I think your point of view is more in line with the norm. At 16, your son will be on his own independently in the not so distant future. I'd figure that trusting him to navigate relationships with new people while making sure that you're family's property safety is not violated is a normal part of helping a teen finish growing up. That being said, there are always people who are more uncomfortable about trusting strangers. Could your DH put some of his most prized items in a locked case, etc, to help him feel safer about them? Or would he feel better if you made very specific guidelines about having guests unknown to you over to visit? Your son's social world is bound to continue to broaden beyond the homeschooling community's border as he is getting closer to adulthood.
Busy keeping up with three children and an awful lot of chickens!
I can understand your DH's point-of-view very well. I don't personally worry about theft (though, as a teen, we were robbed by aquaintances of my little brother after he had them over one day... stole a valuable guitar and a dirt bike.) For me, I just like our home to be a private oasis. I love socializing in the outside world but I'm an introvert by nature. Strangers in the house just feels invasive. My kids do have guests over often but due to our location and the fact that my eldest is 14, the idea of them bringing home strangers when no one was home is pretty out in left field.
I don't think it's unreasonable to ask that you meet these kids before they are hanging out at the house without an adult. It's an easy enough fix to make your DH a little more comfortable. Fact is, your DS just met them this week and so even he doesn't really know what they are like outside of a structured class environment. Kids act a little less stupid when their anonimity is stripped.
Not really. His stuff takes up an entire room. Most of his things are in the den....but they are all over the walls and fill up all the shelves. The only option, really, is putting a lock on the door.
He doesn't have a problem with unknown guests coming over to visit....as long as they are supervised until we get to know them.
Actually, he spent several hours after class last Friday parkouring with them, so he has spent time with them outside of class. Just sayin'.
I wouldn't want kids over when neither parent is home. Otherwise I have no problem, I love the kids having their friends over. My 14 year old just had her boyfriend over for the first time a couple of weeks ago, and that was the first I'd met him(he's a cute nerdy-type guy ;)
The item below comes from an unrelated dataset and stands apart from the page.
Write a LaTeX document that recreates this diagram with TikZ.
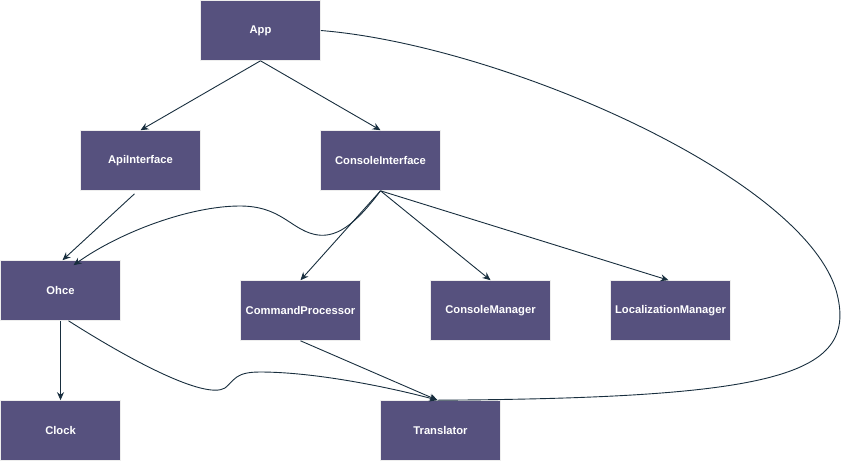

The only time we've had groups of kids here when parents weren't home was when the girls have sleepovers and we leave for something. It's always been kids we've known for awhile though, and know their parents. Sometimes the neighbor girls come over when we aren't home and hang out with our daughters.
I do know a family whose youngest daughter had friends over who would steal things. Very hard for me to imagine but I know it happens!! And I'd have been humiliated to have friends who behaved that way!
drowning in hormones with 4 daughters and an understanding, loving hubby. also some dogs. my life is crazy and we are always learning.
Honestly, a few hours after class one day climbing walls doesn't equate with knowing a person in my book. Sounds to me like your DH is pretty reasonable. He doesn't have an issue with your DS having new friends over. He'd just personally like to get to know them first before they hung out at his house alone. That's totally reasonable for a variety of reasons. Remember, you are legally responsible for what happens in your house even if you aren't there. If one of these pakour kids decide to scale your roof and gets hurt, you could be paying for that broken arm (yep, happened to a friend of ours.) If one decides to bring in booze, you can be charged with corruption of a minor. It's good to know the people in your house and while I'm positive your son is a great kid, he's not going to be able to control every kid who comes through the door. Just have them over for pizza one night, no biggie.
I just want to mention that at no time did I ever suggest that I was trying to discount my DH's needs or feelings on the matter. I was just curious as to how many people feel the same way. He and I are not arguing about it in the least.
Having had some of ds's prized collection disappear, I can relate to your dh. Although I'm generally trusting, I now hesitate to invite groups of kids over (like hosting a group gathering vs ds just having his particular friends). Your dh's things will be tempting to that demographic if any of the kids have a problem with that sort of temptation. And anonymity (the kids not having met dh and vice-versa) does make it easier to succumb to temptation. I wouldn't want kids I didn't know very well coming over without an adult home because of liability issues, either.